Caracas, Agency
A joint venture between Venezuelan state oil company Petroleos de Venezuela SA and Italy's ENI for a 240,000-barrel-per-day refinery has been authorized by government decree.
The new refinery will be located at the Jose Antonio Anzoategui Petroleum and Petrochemical Industrial Complex in northeastern Venezuela and will process crude extracted from the Junin 5 block in the massive Orinoco Belt.
The new facility will convert 240,000 bpd of heavy crude into light crude and 110,000 barrels of other crude into diesel for export to Europe.

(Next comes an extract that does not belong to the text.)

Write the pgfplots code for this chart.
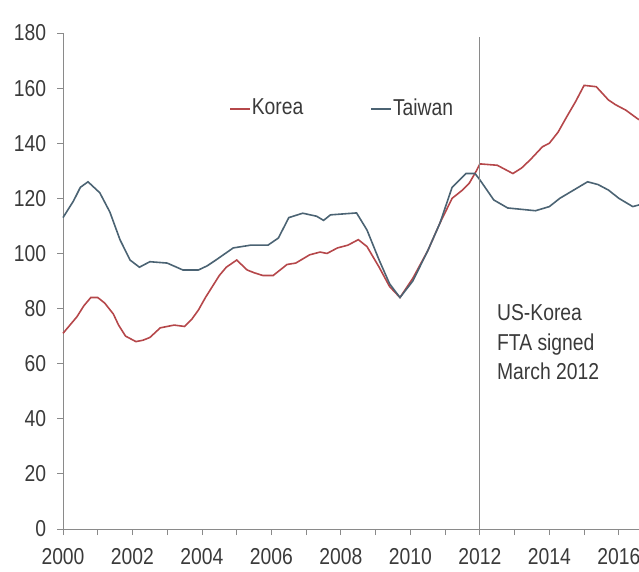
\documentclass[border=0pt]{standalone}
\usepackage{fontspec}
\setmainfont{Liberation Sans}[FakeStretch=0.84]
\usepackage{pgfplots}
\pgfplotsset{compat=1.18}
\definecolor{korea}{HTML}{B5474A}
\definecolor{taiwan}{HTML}{4B6373}
\definecolor{axgray}{HTML}{8A8A8A}
\definecolor{txt}{HTML}{3A3A3A}
\begin{document}
\fontsize{23}{27}\selectfont
\begin{tikzpicture}
\begin{axis}[
  at={(0pt,0pt)}, anchor=south west,
  scale only axis, width=576pt, height=496pt,
  xmin=2000, xmax=2016.58, ymin=0, ymax=180,
  axis x line*=bottom, axis y line*=left,
  axis line style={axgray, line width=0.9pt},
  xtick={2000,2002,...,2016}, minor xtick={2001,2003,...,2015},
  ytick={0,20,...,180},
  tick align=outside, major tick length=6pt, minor tick length=6pt,
  tick style={axgray, line width=0.9pt},
  tick label style={text=txt},
  yticklabel style={xshift=-3pt},
  xticklabel style={yshift=-6pt},
  /pgf/number format/1000 sep={},
  /pgf/number format/assume math mode=true,
  clip=false,
  legend columns=2,
  legend image code/.code={\draw[#1] (0pt,0pt) -- (20pt,0pt);},
  legend style={draw=none, fill=none, at={(axis cs:2004.78,152.5)}, anchor=west,
    inner sep=0pt, nodes={inner xsep=1pt, text=txt},
    /tikz/every even column/.append style={column sep=66pt}},
]
\addplot[korea, line width=1.6pt] coordinates {
(2000.0,71) (2000.2,74) (2000.4,77) (2000.6,81) (2000.8,84) (2001.0,84)
(2001.2,82) (2001.45,78) (2001.6,74) (2001.8,70) (2002.1,68) (2002.3,68.5)
(2002.5,69.5) (2002.8,73) (2003.0,73.5) (2003.2,74) (2003.5,73.5) (2003.7,76)
(2003.9,79.5) (2004.1,84) (2004.3,88) (2004.5,92) (2004.7,95) (2005.0,97.6)
(2005.3,94) (2005.5,93) (2005.75,92) (2006.05,92) (2006.25,94) (2006.45,96)
(2006.7,96.5) (2006.9,98) (2007.1,99.5) (2007.4,100.5) (2007.6,100) (2007.9,102)
(2008.2,103) (2008.5,105) (2008.75,102.5) (2009.1,95) (2009.4,88) (2009.7,84)
(2010.07,91) (2010.5,101) (2010.85,111) (2011.2,120) (2011.5,123) (2011.7,125.6)
(2011.9,130) (2012.0,132.5) (2012.5,132) (2012.95,129) (2013.2,131) (2013.45,134)
(2013.8,138.7) (2014.0,140) (2014.25,144) (2014.5,149.6) (2014.75,155) (2015.0,161)
(2015.35,160.5) (2015.7,155.7) (2015.9,154) (2016.2,152) (2016.58,148.5)
};
\addlegendentry{Korea}
\addplot[taiwan, line width=1.6pt] coordinates {
(2000.0,113) (2000.3,119) (2000.5,124) (2000.72,126) (2001.06,122) (2001.35,115)
(2001.64,105) (2001.93,97.6) (2002.2,95) (2002.5,97) (2003.0,96.5) (2003.45,94)
(2003.9,94) (2004.15,95.5) (2004.4,97.6) (2004.9,102) (2005.4,103) (2005.9,103)
(2006.2,105.6) (2006.5,113) (2006.9,114.6) (2007.3,113.5) (2007.5,112) (2007.7,114)
(2008.45,114.7) (2008.75,108.5) (2009.1,97.6) (2009.4,89) (2009.7,84) (2010.07,90)
(2010.5,101) (2010.85,111) (2011.2,124) (2011.6,129) (2011.86,129) (2012.0,126.7)
(2012.4,119.4) (2012.8,116.5) (2013.6,115.5) (2014.0,117) (2014.3,120) (2015.1,126)
(2015.4,125) (2015.7,123) (2016.0,120) (2016.4,117) (2016.58,117.6)
};
\addlegendentry{Taiwan}
\draw[axgray, line width=0.9pt] (axis cs:2012,0) -- (axis cs:2012,178.5);
\node[anchor=north west, align=left, text=txt, inner sep=0pt,
  font=\fontsize{23}{29.5}\selectfont] at (axis cs:2012.49,81.5)
  {US-Korea\\FTA signed\\March 2012};
\end{axis}
\pgfresetboundingbox
\path[use as bounding box] (-63pt,-43pt) rectangle (576pt,529pt);
\end{tikzpicture}
\end{document}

The initiative is the fruit of an agreement signed Dec. 28, 2009, between PDVSA and ENI to jointly develop a 424-sq.-kilometer (165-sq.-mile) area of Junin 5.
That deal contemplated construction of a refinery to process the crude from that block, which is 60 percent owned by PDVSA and 40 percent owned by ENI.

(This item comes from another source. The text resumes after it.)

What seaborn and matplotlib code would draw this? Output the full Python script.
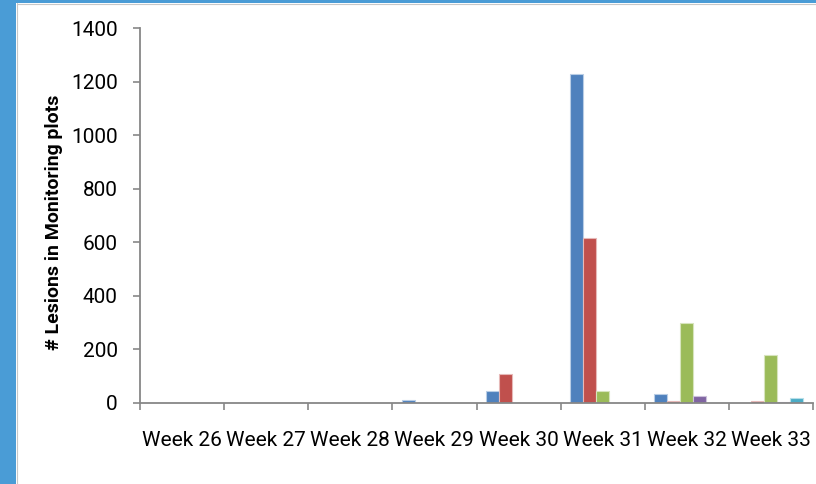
import matplotlib
matplotlib.use("Agg")
import matplotlib.pyplot as plt
from matplotlib.patches import Rectangle
from matplotlib.ticker import FixedLocator, NullFormatter, FixedFormatter
import seaborn as sns
import pandas as pd
import numpy as np

# Weekly lesion counts per monitoring series
weeks = ["Week 26", "Week 27", "Week 28", "Week 29", "Week 30", "Week 31", "Week 32", "Week 33"]
series_names = ["Series 1", "Series 2", "Series 3", "Series 4", "Series 5"]
series_1 = [0, 0, 0, 12, 45, 1230, 33, 0]
series_2 = [0, 0, 0, 0, 110, 615, 7, 9]
series_3 = [0, 0, 0, 0, 0, 45, 300, 180]
series_4 = [0, 0, 0, 0, 0, 0, 25, 5]
series_5 = [0, 0, 0, 0, 0, 0, 0, 17]
y_ticks = [0, 200, 400, 600, 800, 1000, 1200, 1400]

colors = ["#4F81BD", "#C0504D", "#9BBB59", "#8064A2", "#4BACC6"]
edge_colors = ["#b9cde5", "#e6b9b8", "#d7e4bd", "#ccc1da", "#b7dee8"]

rows = []
for name, vals in zip(series_names, [series_1, series_2, series_3, series_4, series_5]):
    for w, v in zip(weeks, vals):
        rows.append({"week": w, "series": name, "lesions": v})
df = pd.DataFrame(rows)

sns.set_theme(style="white")
plt.rcParams["font.family"] = ["Roboto", "DejaVu Sans"]

fig = plt.figure(figsize=(8.16, 4.84), dpi=100)
fig.patch.set_facecolor("white")

# Blue frame strips on the left and top edges
fig.patches.append(Rectangle((0, 0), 16 / 816, 1, transform=fig.transFigure,
                             facecolor="#4a9cd6", edgecolor="none", zorder=0))
fig.patches.append(Rectangle((0, 1 - 3 / 484), 1, 3 / 484, transform=fig.transFigure,
                             facecolor="#4a9cd6", edgecolor="none", zorder=0))
fig.add_artist(plt.Line2D([16.5 / 816, 16.5 / 816], [0, 1 - 3 / 484], transform=fig.transFigure,
                          color="#c8c8c8", lw=0.8))
fig.add_artist(plt.Line2D([16.5 / 816, 1], [1 - 3.5 / 484, 1 - 3.5 / 484], transform=fig.transFigure,
                          color="#c8c8c8", lw=0.8))

ax = fig.add_axes([140 / 816, (484 - 403) / 484, 673 / 816, 375 / 484])
ax.set_facecolor("white")

sns.barplot(data=df, x="week", y="lesions", hue="series", hue_order=series_names,
            order=weeks, palette=colors, width=65 / 84, ax=ax, legend=False,
            saturation=1, errorbar=None)

# lighter outline on each bar
n_weeks = len(weeks)
for i, patch in enumerate(ax.patches):
    patch.set_edgecolor(edge_colors[i // n_weeks])
    patch.set_linewidth(0.8)

ax.set_xlim(-0.5, len(weeks) - 0.5)
ax.set_ylim(0, 1400)
ax.set_yticks(y_ticks)
ax.set_yticklabels([str(t) for t in y_ticks])

# category boundaries as major ticks, labels centred on minor ticks
ax.xaxis.set_major_locator(FixedLocator(np.arange(-0.5, len(weeks), 1.0)))
ax.xaxis.set_major_formatter(NullFormatter())
ax.xaxis.set_minor_locator(FixedLocator(np.arange(len(weeks))))
ax.xaxis.set_minor_formatter(FixedFormatter(weeks))

axis_gray = "#878787"
ax.tick_params(axis="x", which="major", direction="out", length=5, width=1.2,
               color=axis_gray, bottom=True)
ax.tick_params(axis="x", which="minor", length=0, pad=20, labelsize=15, labelcolor="black")
ax.tick_params(axis="y", which="major", direction="out", length=5, width=1.2,
               color=axis_gray, left=True, pad=11, labelsize=15, labelcolor="black")

for side in ["top", "right"]:
    ax.spines[side].set_visible(False)
for side in ["left", "bottom"]:
    ax.spines[side].set_color(axis_gray)
    ax.spines[side].set_linewidth(1.3)

ax.set_xlabel("")
ax.set_ylabel("# Lesions in Monitoring plots", fontsize=14, fontweight="bold", color="black")
ax.yaxis.set_label_coords(-0.114, 0.481)
ax.grid(False)

fig.savefig("out.png", dpi=100, facecolor="white")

The Orinoco Belt is a more than 50,000-sq.-kilometer (21,235 sq.-mile) area of northeastern Venezuela that contains some 280 billion barrels of heavy and extra-heavy crude, according to PDVSA estimates.
The U.S. Geological Survey, however, said in January that the Orinoco Belt holds an estimated 513 billion barrels of technically recoverable heavy oil.
The USGS, which said the Orinoco belt was the largest oil accumulation it had ever assessed, noted that the crude in that region is very thick and does not flow easily but added that through the use of specialized production and refining processes a wide range of petroleum products can be generated.